By Jan Creaser
Gun control debates rage across the country as another Dec. 6 passes, and the fear created 10 years ago by the Montreal Massacre re-opens old wounds.
A cruise through Statistics Canada’s homicide rates indicate that as many people are stabbed to death as are shot to death each year. Lagging behind in third place is people beaten to death. For gun control advocates, the margin between the three types of homicides is not as large as one might hope. For example, in 1998, 151 people were shot, 184 stabbed, and 126 beaten to death. In 1997, the numbers of shooting, stabbing and beating deaths were 193, 168 and 115 respectively. Now these statistics must be regarded suspiciously, but if they’re even remotely accurate, they leave gun control debates in murky water.
While legislators and lobbyists seek to ban the nefarious Ruger Mini-14 rifle used in Montreal, other semi-automatic weapons are left off the list. Assumedly, these others are not as dangerous because they have yet to participate in a horrific crime. Last year, a teenager shot and killed a classmate in Taber, Alberta with a .22 calibre rifle. As far as rifles go, the .22 is rather tame–piddly, in fact, when compared to larger calibre firearms. Still, it proved deadly, but nobody seems to want to ban this bad boy. Could it be that because the .22 is as common as grass on the prairie, nobody views it as any deadlier than a baseball bat or pocket knife?

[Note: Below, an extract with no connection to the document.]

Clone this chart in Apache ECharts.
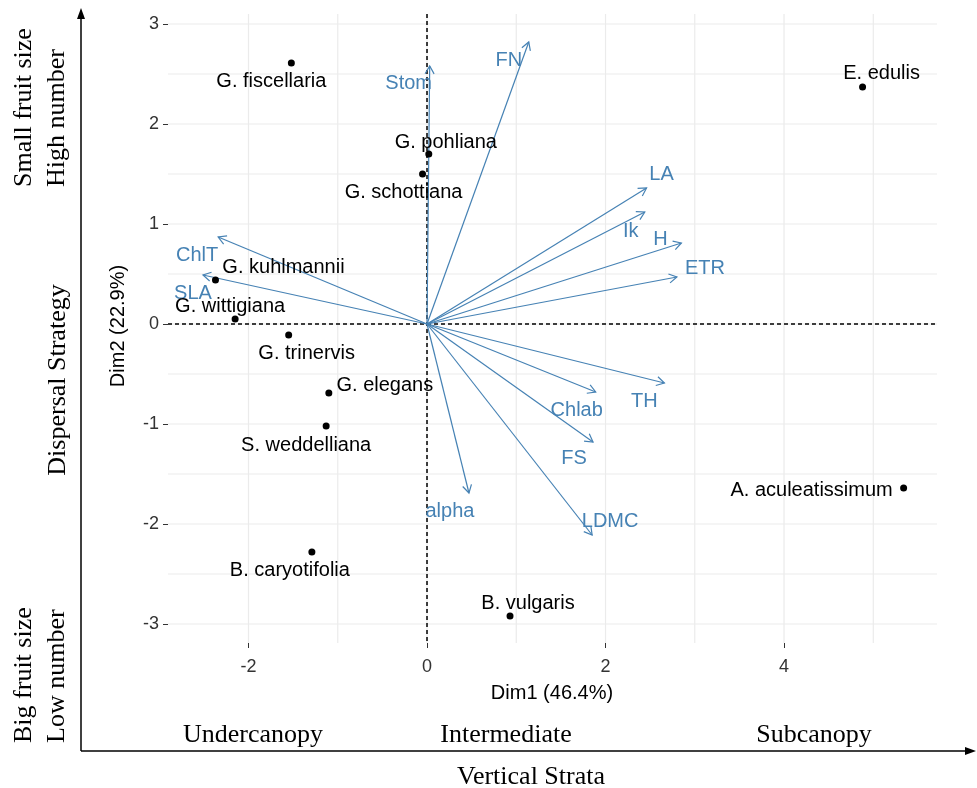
<!DOCTYPE html>
<html>
<head>
<meta charset="utf-8">
<script src="https://cdn.jsdelivr.net/npm/echarts@6/dist/echarts.min.js"></script>
<style>
  html, body { margin: 0; padding: 0; background: #ffffff; }
  #chart { width: 977px; height: 788px; }
</style>
</head>
<body>
<div id="chart"></div>
<script>
// PCA individuals (species scores on Dim1 / Dim2)
const species = ['G. fiscellaria', 'E. edulis', 'G. pohliana', 'G. schottiana', 'G. kuhlmannii',
  'G. wittigiana', 'G. trinervis', 'G. elegans', 'S. weddelliana', 'B. caryotifolia',
  'B. vulgaris', 'A. aculeatissimum'];
const speciesDim1 = [-1.52, 4.88, 0.02, -0.05, -2.37, -2.15, -1.55, -1.10, -1.13, -1.29, 0.93, 5.34];
const speciesDim2 = [2.61, 2.37, 1.70, 1.50, 0.44, 0.05, -0.11, -0.69, -1.02, -2.28, -2.92, -1.64];

// Trait loadings (arrow tips)
const traits = ['Stom', 'FN', 'LA', 'Ik', 'H', 'ETR', 'ChlT', 'SLA', 'TH', 'Chlab', 'FS', 'alpha', 'LDMC'];
const traitDim1 = [0.03, 1.14, 2.46, 2.44, 2.85, 2.80, -2.34, -2.51, 2.66, 1.89, 1.86, 0.47, 1.85];
const traitDim2 = [2.58, 2.82, 1.36, 1.12, 0.81, 0.47, 0.87, 0.49, -0.59, -0.68, -1.18, -1.69, -2.11];

// Axis ticks and grid positions
const xTickValues = [-2, 0, 2, 4];
const yTickValues = [-3, -2, -1, 0, 1, 2, 3];
const xGridValues = [-2, -1, 0, 1, 2, 3, 4, 5];
const yGridValues = [-3, -2.5, -2, -1.5, -1, -0.5, 0, 0.5, 1, 1.5, 2, 2.5, 3];

// Label placement (pixel offsets from the mark), repelled to avoid overlaps
const speciesLabelOffset = {
  'G. fiscellaria': [-20, 18], 'E. edulis': [19, -14], 'G. pohliana': [17, -12],
  'G. schottiana': [-19, 18], 'G. kuhlmannii': [68, -13], 'G. wittigiana': [-5, -13],
  'G. trinervis': [18, 18], 'G. elegans': [56, -8], 'S. weddelliana': [-20, 19],
  'B. caryotifolia': [-22, 18], 'B. vulgaris': [18, -13], 'A. aculeatissimum': [-92, 2]
};
const traitLabelOffset = {
  'Stom': [-21, 17], 'FN': [-20, 18], 'LA': [15, -14], 'Ik': [-14, 19], 'H': [-21, -4],
  'ETR': [28, -9], 'ChlT': [-21, 18], 'SLA': [-10, 18], 'TH': [-20, 18], 'Chlab': [-19, 18],
  'FS': [-19, 16], 'alpha': [-19, 18], 'LDMC': [18, -14]
};

const SANS = '"Liberation Sans", Arial, sans-serif';
const SERIF = '"Liberation Serif", "Times New Roman", serif';
const ARROW = '#4682B4';

const chart = echarts.init(document.getElementById('chart'), null, { renderer: 'canvas' });

const gridRule = { stroke: '#EBEBEB', lineWidth: 1.2 };

const option = {
  backgroundColor: '#ffffff',
  animation: false,
  grid: { left: 168, right: 40, top: 14, bottom: 145, containLabel: false },
  xAxis: {
    type: 'value', min: -2.902, max: 5.714,
    axisLine: { show: false, onZero: false },
    splitLine: { show: false },
    axisTick: { show: true, customValues: xTickValues, length: 5, lineStyle: { color: '#333', width: 1 } },
    axisLabel: { customValues: xTickValues, margin: 15, color: '#333', fontSize: 18, fontFamily: SANS }
  },
  yAxis: {
    type: 'value', min: -3.19, max: 3.10,
    axisLine: { show: false, onZero: false },
    splitLine: { show: false },
    axisTick: { show: true, customValues: yTickValues, length: 5, lineStyle: { color: '#333', width: 1 } },
    axisLabel: { customValues: yTickValues, margin: 9, color: '#333', fontSize: 18, fontFamily: SANS }
  },
  series: [
    {
      // background grid
      type: 'custom', silent: true, z: 1, clip: false,
      data: xGridValues.map(v => ['x', v]).concat(yGridValues.map(v => ['y', v])),
      dimensions: [{ name: 'dir', type: 'ordinal' }, 'v'],
      encode: { x: -1, y: -1 },
      renderItem(params, api) {
        const cs = params.coordSys;
        const dir = api.value(0), v = api.value(1);
        if (dir === 'x') {
          const px = api.coord([v, 0])[0];
          return { type: 'line', shape: { x1: px, y1: cs.y, x2: px, y2: cs.y + cs.height }, style: gridRule };
        }
        const py = api.coord([0, v])[1];
        return { type: 'line', shape: { x1: cs.x, y1: py, x2: cs.x + cs.width, y2: py }, style: gridRule };
      }
    },
    {
      // dashed reference lines through the origin
      type: 'custom', silent: true, z: 2, clip: false,
      data: [['x', 0], ['y', 0]],
      dimensions: [{ name: 'dir', type: 'ordinal' }, 'v'],
      encode: { x: -1, y: -1 },
      renderItem(params, api) {
        const cs = params.coordSys;
        const dir = api.value(0);
        const o = api.coord([0, 0]);
        const style = { stroke: '#000', lineWidth: 1.5, lineDash: [4, 3] };
        if (dir === 'x') {
          return { type: 'line', shape: { x1: o[0], y1: cs.y, x2: o[0], y2: cs.y + cs.height }, style };
        }
        return { type: 'line', shape: { x1: cs.x, y1: o[1], x2: cs.x + cs.width, y2: o[1] }, style };
      }
    },
    {
      // trait arrows with open heads
      type: 'custom', z: 3, clip: false,
      data: traits.map((t, i) => [traitDim1[i], traitDim2[i], t]),
      dimensions: ['dim1', 'dim2', { name: 'trait', type: 'ordinal' }],
      encode: { x: 0, y: 1 },
      renderItem(params, api) {
        const tip = api.coord([api.value(0), api.value(1)]);
        const o = api.coord([0, 0]);
        const name = traits[params.dataIndex];
        const ang = Math.atan2(tip[1] - o[1], tip[0] - o[0]);
        const L = 9, a = Math.PI / 6;
        const h1 = [tip[0] - L * Math.cos(ang - a), tip[1] - L * Math.sin(ang - a)];
        const h2 = [tip[0] - L * Math.cos(ang + a), tip[1] - L * Math.sin(ang + a)];
        const off = traitLabelOffset[name];
        const stroke = { stroke: ARROW, lineWidth: 1.2, fill: null };
        return {
          type: 'group',
          children: [
            { type: 'line', shape: { x1: o[0], y1: o[1], x2: tip[0], y2: tip[1] }, style: stroke },
            { type: 'polyline', shape: { points: [h1, tip, h2] }, style: stroke },
            {
              type: 'text', x: tip[0] + off[0], y: tip[1] + off[1],
              style: { text: name, fill: ARROW, fontSize: 20, fontFamily: SANS, align: 'center', verticalAlign: 'middle' }
            }
          ]
        };
      }
    },
    {
      // species scores
      type: 'scatter', z: 4,
      symbol: 'circle', symbolSize: 7,
      itemStyle: { color: '#000', opacity: 1 },
      data: species.map((s, i) => ({
        name: s,
        value: [speciesDim1[i], speciesDim2[i]],
        label: { offset: speciesLabelOffset[s] }
      })),
      label: {
        show: true, position: 'inside', formatter: '{b}',
        color: '#000', opacity: 1, fontSize: 20, fontFamily: SANS
      },
      emphasis: { disabled: true }
    }
  ],
  graphic: [
    // axis titles of the ordination
    { type: 'text', x: 552, y: 693, style: { text: 'Dim1 (46.4%)', fill: '#000', fontSize: 20, fontFamily: SANS, align: 'center', verticalAlign: 'middle' } },
    { type: 'text', x: 118, y: 326, rotation: Math.PI / 2, style: { text: 'Dim2 (22.9%)', fill: '#000', fontSize: 20, fontFamily: SANS, align: 'center', verticalAlign: 'middle' } },

    // outer interpretive axes
    { type: 'line', shape: { x1: 81, y1: 751, x2: 81, y2: 16 }, style: { stroke: '#000', lineWidth: 1.5 } },
    { type: 'polygon', shape: { points: [[81, 8], [77, 19], [85, 19]] }, style: { fill: '#000' } },
    { type: 'line', shape: { x1: 81, y1: 751, x2: 968, y2: 751 }, style: { stroke: '#000', lineWidth: 1.5 } },
    { type: 'polygon', shape: { points: [[976, 751], [965, 747], [965, 755]] }, style: { fill: '#000' } },

    { type: 'text', x: 41, y: 187, rotation: Math.PI / 2, style: { text: 'Small fruit size\nHigh number', fill: '#000', fontSize: 26, lineHeight: 33, fontFamily: SERIF, align: 'left', verticalAlign: 'middle' } },
    { type: 'text', x: 58, y: 380, rotation: Math.PI / 2, style: { text: 'Dispersal Strategy', fill: '#000', fontSize: 26, fontFamily: SERIF, align: 'center', verticalAlign: 'middle' } },
    { type: 'text', x: 41, y: 743, rotation: Math.PI / 2, style: { text: 'Big fruit size\nLow number', fill: '#000', fontSize: 26, lineHeight: 33, fontFamily: SERIF, align: 'left', verticalAlign: 'middle' } },

    { type: 'text', x: 253, y: 735, style: { text: 'Undercanopy', fill: '#000', fontSize: 26, fontFamily: SERIF, align: 'center', verticalAlign: 'middle' } },
    { type: 'text', x: 506, y: 735, style: { text: 'Intermediate', fill: '#000', fontSize: 26, fontFamily: SERIF, align: 'center', verticalAlign: 'middle' } },
    { type: 'text', x: 814, y: 735, style: { text: 'Subcanopy', fill: '#000', fontSize: 26, fontFamily: SERIF, align: 'center', verticalAlign: 'middle' } },
    { type: 'text', x: 531, y: 777, style: { text: 'Vertical Strata', fill: '#000', fontSize: 26, fontFamily: SERIF, align: 'center', verticalAlign: 'middle' } }
  ]
};

chart.setOption(option);
</script>
</body>
</html>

New legislation requires all Canadians who own firearms to obtain a license by the end of 2000 and to register them by the end of 2002. Apparently, registry and restriction will reduce the number of firearms-related deaths each year. Well, statistically speaking, the number of deaths by firearms is on par with stabbing deaths. Should we ban the ever-handy kitchen knife too?
Now, like kids refusing to brush their teeth before bed, some owners absolutely refuse to register their firearms. They think the law requiring them to have a license and to register their firearm is absurd, saying the registry system will end up limiting gun ownership to the police and military.
These same people probably all applied for drivers’ licenses and register their cars each year with the Department of Motor Vehicles. Last time I checked, the military and police do not have a monopoly on cars and trucks.
Despite the disagreement between the statistics, legislation and the types of firearms to be banned, it’s important to keep a few things in mind before making your decision on gun control measures. Certainly, people kill people, not guns, knives or other implements of death, like cars and heavy objects. But if you walked into a school with the express intention of killing as many people as possible, what would you use, a baseball bat?